▸ Dataset excerpts:
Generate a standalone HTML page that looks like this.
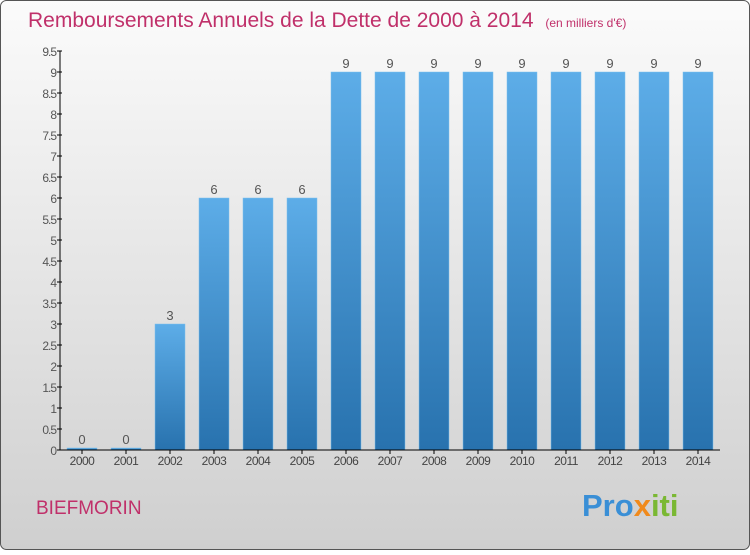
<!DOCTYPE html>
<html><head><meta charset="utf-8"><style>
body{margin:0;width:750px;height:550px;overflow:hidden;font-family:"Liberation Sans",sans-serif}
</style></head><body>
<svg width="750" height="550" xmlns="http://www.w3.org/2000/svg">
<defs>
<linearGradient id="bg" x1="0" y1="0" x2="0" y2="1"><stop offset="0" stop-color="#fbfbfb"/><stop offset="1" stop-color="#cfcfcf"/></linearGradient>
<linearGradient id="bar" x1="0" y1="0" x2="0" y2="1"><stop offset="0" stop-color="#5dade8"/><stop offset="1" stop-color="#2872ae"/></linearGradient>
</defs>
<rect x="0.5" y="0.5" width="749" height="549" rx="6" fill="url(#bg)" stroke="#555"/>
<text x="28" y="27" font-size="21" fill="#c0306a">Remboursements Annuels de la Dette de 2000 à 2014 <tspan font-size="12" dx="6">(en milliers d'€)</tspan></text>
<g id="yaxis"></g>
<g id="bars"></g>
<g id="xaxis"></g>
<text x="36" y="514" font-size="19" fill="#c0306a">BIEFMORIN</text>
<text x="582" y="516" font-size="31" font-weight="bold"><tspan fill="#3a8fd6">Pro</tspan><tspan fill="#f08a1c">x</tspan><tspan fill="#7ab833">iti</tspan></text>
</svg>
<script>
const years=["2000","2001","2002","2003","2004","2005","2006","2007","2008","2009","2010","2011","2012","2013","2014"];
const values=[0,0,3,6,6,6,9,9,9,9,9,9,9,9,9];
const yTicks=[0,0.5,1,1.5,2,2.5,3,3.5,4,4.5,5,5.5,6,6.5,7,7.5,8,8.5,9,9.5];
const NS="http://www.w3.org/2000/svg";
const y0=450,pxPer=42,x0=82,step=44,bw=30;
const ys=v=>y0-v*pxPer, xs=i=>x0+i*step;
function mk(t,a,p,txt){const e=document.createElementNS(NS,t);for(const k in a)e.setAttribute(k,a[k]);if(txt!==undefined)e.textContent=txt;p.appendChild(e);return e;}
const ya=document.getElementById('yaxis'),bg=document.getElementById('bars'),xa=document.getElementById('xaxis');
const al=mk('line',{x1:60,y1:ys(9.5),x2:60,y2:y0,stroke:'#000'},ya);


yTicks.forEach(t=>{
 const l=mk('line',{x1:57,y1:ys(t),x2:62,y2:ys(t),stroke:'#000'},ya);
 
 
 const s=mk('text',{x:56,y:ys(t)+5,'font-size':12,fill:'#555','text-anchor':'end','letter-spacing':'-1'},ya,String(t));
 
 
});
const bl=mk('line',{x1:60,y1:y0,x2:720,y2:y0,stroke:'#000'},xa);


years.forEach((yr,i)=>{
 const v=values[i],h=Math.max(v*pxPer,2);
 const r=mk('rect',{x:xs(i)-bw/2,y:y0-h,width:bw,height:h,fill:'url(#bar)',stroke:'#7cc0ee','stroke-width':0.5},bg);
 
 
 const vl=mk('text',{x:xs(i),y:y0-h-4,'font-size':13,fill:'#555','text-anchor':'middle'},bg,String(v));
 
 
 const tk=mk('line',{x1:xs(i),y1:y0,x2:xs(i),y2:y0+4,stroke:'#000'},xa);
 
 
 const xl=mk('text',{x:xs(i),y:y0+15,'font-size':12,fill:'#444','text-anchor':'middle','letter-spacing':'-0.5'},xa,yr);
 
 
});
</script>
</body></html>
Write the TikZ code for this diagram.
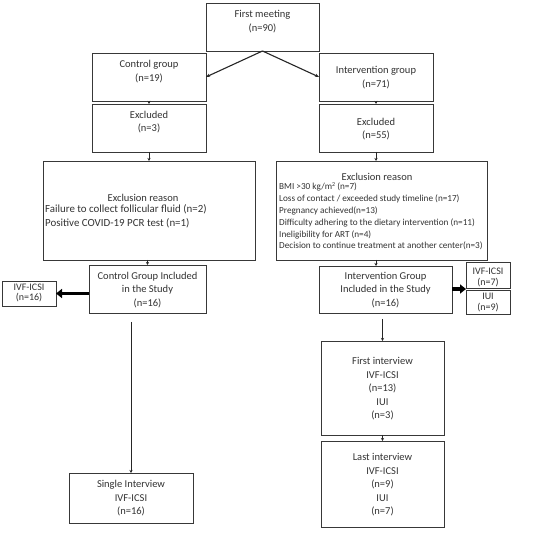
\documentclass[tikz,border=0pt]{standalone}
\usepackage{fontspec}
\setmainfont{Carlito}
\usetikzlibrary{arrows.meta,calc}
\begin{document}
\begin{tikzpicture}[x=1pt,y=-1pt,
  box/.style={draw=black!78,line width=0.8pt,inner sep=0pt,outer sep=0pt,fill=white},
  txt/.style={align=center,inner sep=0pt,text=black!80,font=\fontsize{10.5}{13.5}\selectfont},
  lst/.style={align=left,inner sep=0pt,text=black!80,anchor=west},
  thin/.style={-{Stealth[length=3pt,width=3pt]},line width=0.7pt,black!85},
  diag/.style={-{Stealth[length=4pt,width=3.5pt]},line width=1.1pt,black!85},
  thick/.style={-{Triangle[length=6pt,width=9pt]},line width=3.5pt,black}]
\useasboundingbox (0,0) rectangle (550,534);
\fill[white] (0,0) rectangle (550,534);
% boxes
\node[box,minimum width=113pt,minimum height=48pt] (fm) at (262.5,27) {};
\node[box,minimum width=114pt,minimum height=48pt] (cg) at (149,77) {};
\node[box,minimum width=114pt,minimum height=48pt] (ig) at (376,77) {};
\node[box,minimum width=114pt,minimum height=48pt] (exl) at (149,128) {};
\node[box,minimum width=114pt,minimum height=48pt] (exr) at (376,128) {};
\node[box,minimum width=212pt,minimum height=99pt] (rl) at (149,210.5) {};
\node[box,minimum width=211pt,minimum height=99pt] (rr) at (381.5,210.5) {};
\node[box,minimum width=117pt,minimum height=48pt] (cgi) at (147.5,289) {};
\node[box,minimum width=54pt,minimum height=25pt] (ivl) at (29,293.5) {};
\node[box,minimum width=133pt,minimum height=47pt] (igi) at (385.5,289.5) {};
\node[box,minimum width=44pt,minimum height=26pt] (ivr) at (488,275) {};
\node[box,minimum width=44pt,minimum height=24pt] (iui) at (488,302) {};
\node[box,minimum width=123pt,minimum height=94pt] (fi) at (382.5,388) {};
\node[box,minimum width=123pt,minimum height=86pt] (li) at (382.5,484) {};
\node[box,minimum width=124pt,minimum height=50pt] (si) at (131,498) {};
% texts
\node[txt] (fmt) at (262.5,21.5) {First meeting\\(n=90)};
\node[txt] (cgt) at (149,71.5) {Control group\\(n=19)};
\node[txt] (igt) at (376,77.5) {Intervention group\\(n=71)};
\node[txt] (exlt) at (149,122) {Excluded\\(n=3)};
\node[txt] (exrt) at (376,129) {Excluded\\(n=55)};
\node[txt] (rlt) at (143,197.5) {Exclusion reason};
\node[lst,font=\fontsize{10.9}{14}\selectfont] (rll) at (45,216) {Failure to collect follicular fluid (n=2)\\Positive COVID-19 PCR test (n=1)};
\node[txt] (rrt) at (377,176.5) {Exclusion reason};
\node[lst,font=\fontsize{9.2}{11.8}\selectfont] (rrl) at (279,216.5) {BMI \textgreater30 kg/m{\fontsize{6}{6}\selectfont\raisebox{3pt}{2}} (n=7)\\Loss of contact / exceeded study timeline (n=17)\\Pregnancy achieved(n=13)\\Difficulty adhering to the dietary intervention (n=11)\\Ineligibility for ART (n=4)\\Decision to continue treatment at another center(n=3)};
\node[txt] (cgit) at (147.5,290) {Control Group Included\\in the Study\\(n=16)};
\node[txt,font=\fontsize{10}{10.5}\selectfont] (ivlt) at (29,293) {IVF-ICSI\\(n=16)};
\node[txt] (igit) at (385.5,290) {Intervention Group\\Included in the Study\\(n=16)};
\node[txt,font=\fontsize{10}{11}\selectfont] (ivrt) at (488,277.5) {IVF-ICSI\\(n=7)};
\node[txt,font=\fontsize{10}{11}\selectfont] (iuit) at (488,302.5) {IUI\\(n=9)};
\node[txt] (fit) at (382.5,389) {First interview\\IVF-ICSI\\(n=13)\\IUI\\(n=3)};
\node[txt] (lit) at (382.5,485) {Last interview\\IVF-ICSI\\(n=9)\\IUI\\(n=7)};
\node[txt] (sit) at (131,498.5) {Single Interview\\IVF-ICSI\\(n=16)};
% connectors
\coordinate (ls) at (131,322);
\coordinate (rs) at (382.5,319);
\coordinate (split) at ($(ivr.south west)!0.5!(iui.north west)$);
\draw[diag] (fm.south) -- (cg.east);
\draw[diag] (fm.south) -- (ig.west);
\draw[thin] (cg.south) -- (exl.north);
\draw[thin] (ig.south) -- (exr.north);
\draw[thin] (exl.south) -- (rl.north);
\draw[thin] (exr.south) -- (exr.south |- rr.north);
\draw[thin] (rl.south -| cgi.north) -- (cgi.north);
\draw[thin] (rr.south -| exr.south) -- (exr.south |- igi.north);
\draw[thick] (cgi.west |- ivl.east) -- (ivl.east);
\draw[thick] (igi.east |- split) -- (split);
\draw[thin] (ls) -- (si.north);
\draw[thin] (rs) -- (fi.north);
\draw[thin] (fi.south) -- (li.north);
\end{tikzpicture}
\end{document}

▸ Task objective: Only the number is wanted: how many lines in the entries above contain the string "this"?

▸ Exercise answer: 2